* [WHAT THE TASK ASKS] Exactly reproduce the lines of the listing below from the one containing "Clone this chart in Altair." through the one containing "ann_s = [78.2, 7.0]". Skip the images.

* [INPUT RECORDS]
____

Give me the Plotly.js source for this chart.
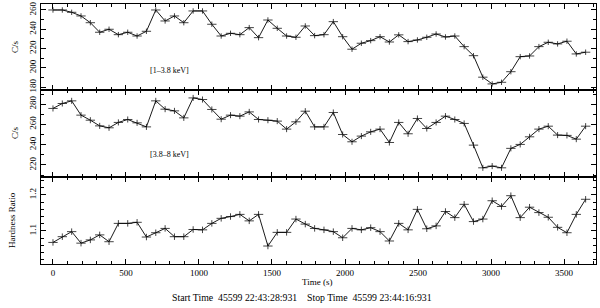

____

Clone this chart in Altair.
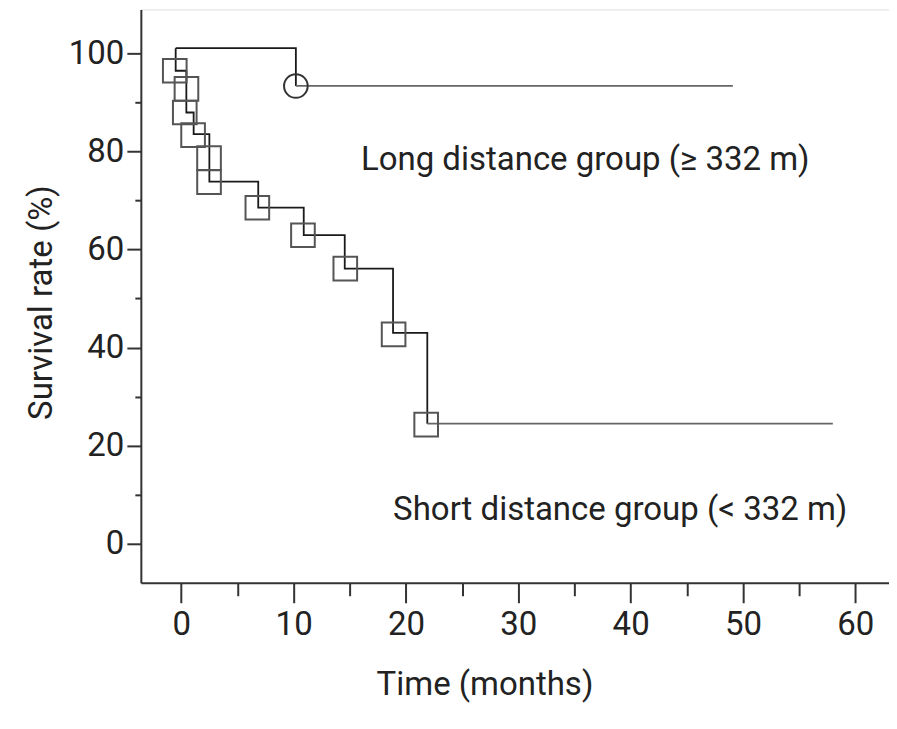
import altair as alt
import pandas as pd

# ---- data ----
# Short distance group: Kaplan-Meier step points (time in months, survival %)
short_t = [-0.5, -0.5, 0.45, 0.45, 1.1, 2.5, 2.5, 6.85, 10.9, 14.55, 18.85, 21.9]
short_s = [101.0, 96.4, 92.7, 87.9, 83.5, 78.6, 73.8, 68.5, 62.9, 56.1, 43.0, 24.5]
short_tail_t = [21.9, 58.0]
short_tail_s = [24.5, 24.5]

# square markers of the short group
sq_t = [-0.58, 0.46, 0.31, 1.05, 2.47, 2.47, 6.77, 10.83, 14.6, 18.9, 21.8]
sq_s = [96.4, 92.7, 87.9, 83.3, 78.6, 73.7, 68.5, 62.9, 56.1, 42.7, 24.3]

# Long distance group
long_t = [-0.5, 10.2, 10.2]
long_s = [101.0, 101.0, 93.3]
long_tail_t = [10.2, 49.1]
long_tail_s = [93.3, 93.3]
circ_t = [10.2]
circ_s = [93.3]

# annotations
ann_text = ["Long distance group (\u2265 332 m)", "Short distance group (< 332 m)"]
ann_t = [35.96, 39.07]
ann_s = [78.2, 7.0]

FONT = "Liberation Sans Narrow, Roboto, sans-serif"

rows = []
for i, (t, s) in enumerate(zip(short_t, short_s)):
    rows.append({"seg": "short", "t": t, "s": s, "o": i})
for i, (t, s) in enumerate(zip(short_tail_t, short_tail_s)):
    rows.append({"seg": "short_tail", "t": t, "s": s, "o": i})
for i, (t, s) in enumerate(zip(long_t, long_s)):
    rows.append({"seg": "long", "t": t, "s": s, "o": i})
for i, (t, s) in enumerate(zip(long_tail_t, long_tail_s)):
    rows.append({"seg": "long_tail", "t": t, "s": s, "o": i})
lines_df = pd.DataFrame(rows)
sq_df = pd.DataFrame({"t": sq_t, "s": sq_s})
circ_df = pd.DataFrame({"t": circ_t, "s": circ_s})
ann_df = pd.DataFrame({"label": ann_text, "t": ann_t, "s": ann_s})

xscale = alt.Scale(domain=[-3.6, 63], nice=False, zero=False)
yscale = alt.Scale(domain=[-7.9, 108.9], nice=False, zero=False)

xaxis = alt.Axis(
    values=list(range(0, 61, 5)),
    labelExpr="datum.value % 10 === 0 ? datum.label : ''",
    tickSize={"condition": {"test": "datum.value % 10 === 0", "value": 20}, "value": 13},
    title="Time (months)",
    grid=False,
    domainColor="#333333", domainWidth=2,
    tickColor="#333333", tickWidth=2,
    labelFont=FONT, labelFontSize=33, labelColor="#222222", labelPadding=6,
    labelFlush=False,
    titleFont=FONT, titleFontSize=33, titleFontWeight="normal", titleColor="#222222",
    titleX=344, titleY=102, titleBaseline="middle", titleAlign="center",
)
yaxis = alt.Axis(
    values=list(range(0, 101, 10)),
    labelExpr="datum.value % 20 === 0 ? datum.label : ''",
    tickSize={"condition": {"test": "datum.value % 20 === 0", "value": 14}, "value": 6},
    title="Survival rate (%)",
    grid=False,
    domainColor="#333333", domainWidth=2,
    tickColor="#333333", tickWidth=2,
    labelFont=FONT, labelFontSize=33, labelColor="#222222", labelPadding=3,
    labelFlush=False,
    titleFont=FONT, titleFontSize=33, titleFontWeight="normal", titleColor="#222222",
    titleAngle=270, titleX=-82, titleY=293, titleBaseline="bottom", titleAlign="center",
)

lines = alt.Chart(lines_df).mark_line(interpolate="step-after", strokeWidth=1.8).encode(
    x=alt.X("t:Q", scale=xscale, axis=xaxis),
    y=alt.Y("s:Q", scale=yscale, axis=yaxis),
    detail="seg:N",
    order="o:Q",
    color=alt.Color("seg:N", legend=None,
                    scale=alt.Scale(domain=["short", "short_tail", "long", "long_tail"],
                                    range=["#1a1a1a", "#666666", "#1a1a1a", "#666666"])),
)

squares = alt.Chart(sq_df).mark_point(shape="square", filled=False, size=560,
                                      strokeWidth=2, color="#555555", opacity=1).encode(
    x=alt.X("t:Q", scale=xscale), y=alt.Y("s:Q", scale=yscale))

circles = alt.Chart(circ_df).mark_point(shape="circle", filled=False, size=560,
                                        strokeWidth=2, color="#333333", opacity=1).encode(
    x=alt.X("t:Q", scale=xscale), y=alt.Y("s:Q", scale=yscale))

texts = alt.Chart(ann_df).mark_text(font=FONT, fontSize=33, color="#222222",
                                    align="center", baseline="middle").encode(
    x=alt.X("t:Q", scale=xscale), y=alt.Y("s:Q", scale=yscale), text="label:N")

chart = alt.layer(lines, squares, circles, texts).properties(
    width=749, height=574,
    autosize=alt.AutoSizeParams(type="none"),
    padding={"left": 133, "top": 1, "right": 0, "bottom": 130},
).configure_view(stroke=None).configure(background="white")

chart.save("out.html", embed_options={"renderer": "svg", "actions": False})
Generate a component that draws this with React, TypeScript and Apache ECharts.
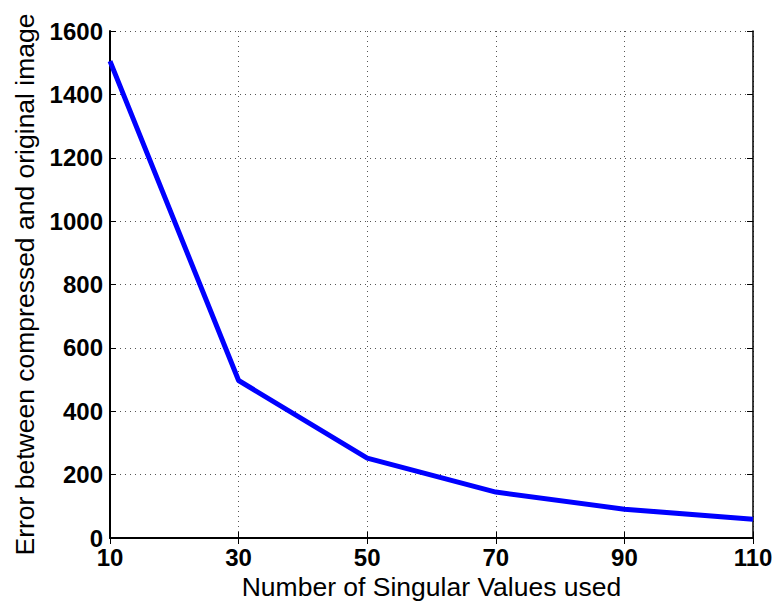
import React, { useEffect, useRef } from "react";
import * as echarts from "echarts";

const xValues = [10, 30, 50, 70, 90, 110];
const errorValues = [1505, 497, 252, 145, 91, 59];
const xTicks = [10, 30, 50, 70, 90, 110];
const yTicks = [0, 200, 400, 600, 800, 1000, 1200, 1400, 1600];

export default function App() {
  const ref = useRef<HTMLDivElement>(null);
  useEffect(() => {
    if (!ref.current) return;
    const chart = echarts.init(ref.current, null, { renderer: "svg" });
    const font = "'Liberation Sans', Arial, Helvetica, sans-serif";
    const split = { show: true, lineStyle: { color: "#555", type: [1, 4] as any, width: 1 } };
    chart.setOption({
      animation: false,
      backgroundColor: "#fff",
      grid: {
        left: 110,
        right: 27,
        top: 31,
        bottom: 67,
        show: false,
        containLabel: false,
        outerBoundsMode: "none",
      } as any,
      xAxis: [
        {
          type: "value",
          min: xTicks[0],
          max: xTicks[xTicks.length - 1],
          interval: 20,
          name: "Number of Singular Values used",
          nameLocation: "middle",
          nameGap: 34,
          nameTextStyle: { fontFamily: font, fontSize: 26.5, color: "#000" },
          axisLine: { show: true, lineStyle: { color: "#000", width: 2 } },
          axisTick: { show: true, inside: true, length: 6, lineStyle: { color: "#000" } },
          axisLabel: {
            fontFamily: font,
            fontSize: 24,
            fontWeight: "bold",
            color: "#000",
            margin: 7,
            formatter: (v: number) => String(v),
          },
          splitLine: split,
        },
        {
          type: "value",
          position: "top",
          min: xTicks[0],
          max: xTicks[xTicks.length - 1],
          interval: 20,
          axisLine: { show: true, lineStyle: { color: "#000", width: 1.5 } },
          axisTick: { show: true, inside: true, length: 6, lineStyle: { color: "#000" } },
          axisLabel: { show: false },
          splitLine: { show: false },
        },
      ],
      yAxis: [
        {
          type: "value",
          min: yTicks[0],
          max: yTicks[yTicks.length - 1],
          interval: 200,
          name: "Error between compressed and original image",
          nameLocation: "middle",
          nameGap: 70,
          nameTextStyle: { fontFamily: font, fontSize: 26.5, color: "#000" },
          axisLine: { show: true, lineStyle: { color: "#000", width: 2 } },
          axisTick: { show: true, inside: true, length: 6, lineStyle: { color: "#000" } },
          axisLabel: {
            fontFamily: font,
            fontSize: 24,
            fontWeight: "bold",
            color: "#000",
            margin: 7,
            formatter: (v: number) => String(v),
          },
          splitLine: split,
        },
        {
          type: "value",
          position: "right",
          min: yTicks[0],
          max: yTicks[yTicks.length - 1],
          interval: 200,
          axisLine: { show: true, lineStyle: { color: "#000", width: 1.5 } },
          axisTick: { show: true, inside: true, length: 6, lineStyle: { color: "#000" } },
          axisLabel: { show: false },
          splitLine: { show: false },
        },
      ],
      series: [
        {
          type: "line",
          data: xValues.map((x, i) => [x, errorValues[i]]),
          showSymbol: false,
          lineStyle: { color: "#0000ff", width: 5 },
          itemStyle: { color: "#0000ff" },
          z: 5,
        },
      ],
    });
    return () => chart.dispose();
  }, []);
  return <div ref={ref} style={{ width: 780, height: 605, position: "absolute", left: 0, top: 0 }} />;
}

____

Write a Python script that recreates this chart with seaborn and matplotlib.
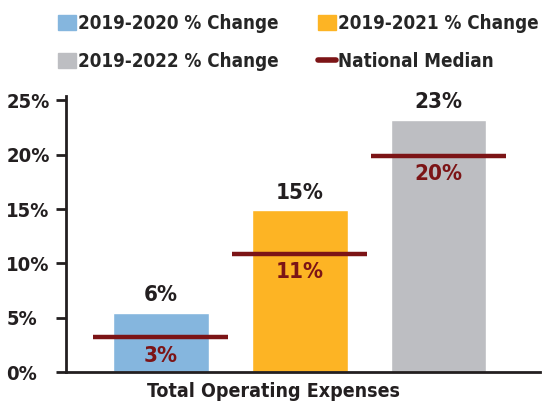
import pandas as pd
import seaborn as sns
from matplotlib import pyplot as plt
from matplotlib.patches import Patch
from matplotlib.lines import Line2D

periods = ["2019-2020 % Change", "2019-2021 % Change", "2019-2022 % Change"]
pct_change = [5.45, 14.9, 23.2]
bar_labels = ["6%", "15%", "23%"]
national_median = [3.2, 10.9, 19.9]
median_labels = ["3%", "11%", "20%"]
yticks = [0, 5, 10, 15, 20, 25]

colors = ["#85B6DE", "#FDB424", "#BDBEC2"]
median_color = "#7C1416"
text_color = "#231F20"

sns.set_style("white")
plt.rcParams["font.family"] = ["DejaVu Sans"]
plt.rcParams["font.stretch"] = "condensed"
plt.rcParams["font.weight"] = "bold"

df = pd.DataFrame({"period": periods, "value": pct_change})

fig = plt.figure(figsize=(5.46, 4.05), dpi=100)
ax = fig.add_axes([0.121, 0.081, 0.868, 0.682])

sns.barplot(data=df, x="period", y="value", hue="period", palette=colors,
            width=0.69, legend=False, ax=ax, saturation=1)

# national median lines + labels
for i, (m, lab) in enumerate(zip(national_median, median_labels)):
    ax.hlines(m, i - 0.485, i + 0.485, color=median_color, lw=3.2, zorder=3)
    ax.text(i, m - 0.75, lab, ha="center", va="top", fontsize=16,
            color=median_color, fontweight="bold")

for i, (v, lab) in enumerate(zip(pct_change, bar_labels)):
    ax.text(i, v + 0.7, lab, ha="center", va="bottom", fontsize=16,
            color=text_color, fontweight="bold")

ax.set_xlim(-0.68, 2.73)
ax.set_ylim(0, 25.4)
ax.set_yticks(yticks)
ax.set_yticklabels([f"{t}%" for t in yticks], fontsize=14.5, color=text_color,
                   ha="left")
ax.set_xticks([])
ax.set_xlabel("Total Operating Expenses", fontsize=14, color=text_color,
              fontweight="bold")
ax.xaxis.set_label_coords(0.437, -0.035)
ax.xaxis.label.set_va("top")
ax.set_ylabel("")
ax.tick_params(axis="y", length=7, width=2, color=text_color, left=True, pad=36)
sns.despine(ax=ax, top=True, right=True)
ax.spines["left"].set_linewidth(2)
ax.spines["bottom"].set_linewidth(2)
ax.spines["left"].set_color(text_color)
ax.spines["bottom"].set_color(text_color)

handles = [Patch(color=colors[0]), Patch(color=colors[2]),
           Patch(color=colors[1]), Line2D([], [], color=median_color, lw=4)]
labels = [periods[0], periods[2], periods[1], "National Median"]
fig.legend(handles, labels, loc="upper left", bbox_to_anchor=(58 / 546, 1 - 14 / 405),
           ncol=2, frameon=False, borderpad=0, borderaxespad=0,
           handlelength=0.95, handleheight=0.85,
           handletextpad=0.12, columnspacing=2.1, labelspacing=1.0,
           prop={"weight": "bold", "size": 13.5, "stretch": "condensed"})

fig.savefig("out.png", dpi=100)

____

* [SOLUTION TO THIS PROBLEM]
Clone this chart in Altair.
import altair as alt
import pandas as pd

# ---- data ----
# Short distance group: Kaplan-Meier step points (time in months, survival %)
short_t = [-0.5, -0.5, 0.45, 0.45, 1.1, 2.5, 2.5, 6.85, 10.9, 14.55, 18.85, 21.9]
short_s = [101.0, 96.4, 92.7, 87.9, 83.5, 78.6, 73.8, 68.5, 62.9, 56.1, 43.0, 24.5]
short_tail_t = [21.9, 58.0]
short_tail_s = [24.5, 24.5]

# square markers of the short group
sq_t = [-0.58, 0.46, 0.31, 1.05, 2.47, 2.47, 6.77, 10.83, 14.6, 18.9, 21.8]
sq_s = [96.4, 92.7, 87.9, 83.3, 78.6, 73.7, 68.5, 62.9, 56.1, 42.7, 24.3]

# Long distance group
long_t = [-0.5, 10.2, 10.2]
long_s = [101.0, 101.0, 93.3]
long_tail_t = [10.2, 49.1]
long_tail_s = [93.3, 93.3]
circ_t = [10.2]
circ_s = [93.3]

# annotations
ann_text = ["Long distance group (\u2265 332 m)", "Short distance group (< 332 m)"]
ann_t = [35.96, 39.07]
ann_s = [78.2, 7.0]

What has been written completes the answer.